All i can do is miss her and there is nothing else. I can't solve the problem, i can't make it work. Its over and it kills me. She emotionally used and dropped me. She one day up and lost her feelings and then moved on like that. The next thing you know im on the side of the road and she picks someone else up before i am out of her rear view mirror. This is terrible. This is unbearable. Did she really have all those feelings for me or did she just believe she did. WHY would she say that i am wonderful, tell me theres nothing wrong with me, leave me, and then start hooking up with other people (that i know). one week. one week is all it took from the end of our relationship till the time she made out with another guy. My friends say he sleeps over at her place now and that to hold out no hope for her. I believe that she couldn't just drop me like that. Not after that i have the things that i have been there for her. I cannot believe that she would be this cold. At some point she must realize what she has done and come back to me. You don't leave the nice guy with nothing wrong with him, you covet him.
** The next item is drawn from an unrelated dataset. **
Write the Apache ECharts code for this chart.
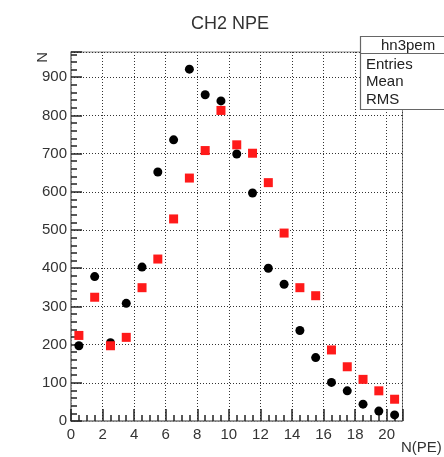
<!DOCTYPE html>
<html>
<head>
<meta charset="utf-8">
<script src="https://cdn.jsdelivr.net/npm/echarts@6/dist/echarts.min.js"></script>
<style>html,body{margin:0;padding:0;background:#fff;}#c{width:444px;height:457px;}</style>
</head>
<body>
<div id="c"></div>
<script>
// N(PE) bin centers
var binCenters = [0.5,1.5,2.5,3.5,4.5,5.5,6.5,7.5,8.5,9.5,10.5,11.5,12.5,13.5,14.5,15.5,16.5,17.5,18.5,19.5,20.5];
// black circle series
var blackCounts = [197,378,205,308,403,652,736,921,854,838,699,597,400,358,237,166,101,79,44,26,16];
// red square series
var redCounts = [224,324,197,219,349,424,529,636,708,813,723,701,624,492,349,328,186,142,109,79,57];
var statLabels = ['Entries','Mean','RMS'];
var histName = 'hn3pem';

function pairs(xs, ys){ return xs.map(function(x,i){ return [x, ys[i]]; }); }

var font = '"Liberation Sans", Arial, sans-serif';
var chart = echarts.init(document.getElementById('c'), null, {renderer:'canvas'});
var statTexts = statLabels.map(function(s, i){
  return {type:'text', left:366, top:[57,74,92][i], z:101,
    style:{text:s, font:'15px ' + font, fill:'#222'}};
});
chart.setOption({
  animation:false,
  backgroundColor:'#fff',
  title:{text:'CH2 NPE', left:186, top:10,
    textStyle:{fontFamily:font, fontSize:18, fontWeight:'normal', color:'#333'}},
  grid:{left:71, right:25, top:52, bottom:36, show:true, borderColor:'#888', borderWidth:1},
  xAxis:{type:'value', min:0, max:21, interval:2,
    name:'N(PE)', nameLocation:'end', nameGap:0,
    nameTextStyle:{fontFamily:font, fontSize:15, color:'#333', align:'right', verticalAlign:'top', padding:[19,0,0,0]},
    axisLine:{lineStyle:{color:'#888', width:1.5}},
    axisTick:{inside:true, length:12, lineStyle:{color:'#222', width:1.5}},
    minorTick:{show:true, splitNumber:4, length:6, lineStyle:{color:'#222', width:1.5}},
    axisLabel:{fontFamily:font, fontSize:15, color:'#333', margin:6, showMaxLabel:false},
    splitLine:{show:true, lineStyle:{color:'#333', type:[1,2], width:1}}
  },
  yAxis:{type:'value', min:0, max:966, interval:100,
    name:'N', nameLocation:'end', nameGap:0, nameRotate:90,
    nameTextStyle:{fontFamily:font, fontSize:15, color:'#333', align:'right', verticalAlign:'bottom', padding:[0,0,21,0]},
    axisLine:{lineStyle:{color:'#888', width:1.5}},
    axisTick:{inside:true, length:11, lineStyle:{color:'#222', width:1.5}},
    minorTick:{show:true, splitNumber:5, length:6, lineStyle:{color:'#222', width:1.5}},
    axisLabel:{fontFamily:font, fontSize:15, color:'#333', margin:4, showMaxLabel:false},
    splitLine:{show:true, lineStyle:{color:'#333', type:[1,2], width:1}}
  },
  series:[
    {type:'scatter', name:'black', data:pairs(binCenters, blackCounts), symbol:'circle', symbolSize:9,
      itemStyle:{color:'#000', opacity:1}, z:3},
    {type:'scatter', name:'red', data:pairs(binCenters, redCounts), symbol:'rect', symbolSize:9,
      itemStyle:{color:'#ff1a1a', opacity:1}, z:4}
  ],
  graphic:[
    {type:'rect', shape:{x:360.5, y:36.5, width:110, height:73}, z:100,
      style:{fill:'#fff', stroke:'#666', lineWidth:1.2}},
    {type:'line', shape:{x1:360.5, y1:53.5, x2:444, y2:53.5}, z:101,
      style:{stroke:'#666', lineWidth:1.2}},
    {type:'text', left:381, top:38, z:101, style:{text:histName, font:'15px ' + font, fill:'#222'}}
  ].concat(statTexts)
});
</script>
</body>
</html>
All i think about is what more she coulda wanted from me or what more could i of given her and in the end, all i see is that i gave it my best shot. Theres no regret other than i couldn't make it work, even though i was working WAY too hard. I wish she had made more effort, then i wouldn't be going through this. I wish she would contact me and tell me that she misses me and that this guy means nothing to her. I wish she wouldn't run out and fall in love quickly so she can forget about me. My wishes and my hopes are not going to amount to anything i know as even if she does change her mind about me, she will feel that i have gone through enough, and that it would be best to let me get on with my life. She feels that she has plagued me and that our relationship was not the best for either of us, but i don't feel that way. What am i supposed to do with all these questions and this huge amount of pain? I can't function and even when im in the best of moods, its shattered by the slightest of reminders of her and when you have every aspect of your life revolve around someone, that makes every object a means to be rememberance. Everyday i feel that i am getting better and than worse.

In the end after all the pain and all the hatred and all the questions, all i want is to be with her again. I miss her so much and to be with her would make me the happiest ive ever been. SHe was my first love and now shes gone. i can't handle all these emotions, i can't handle not having her be mine.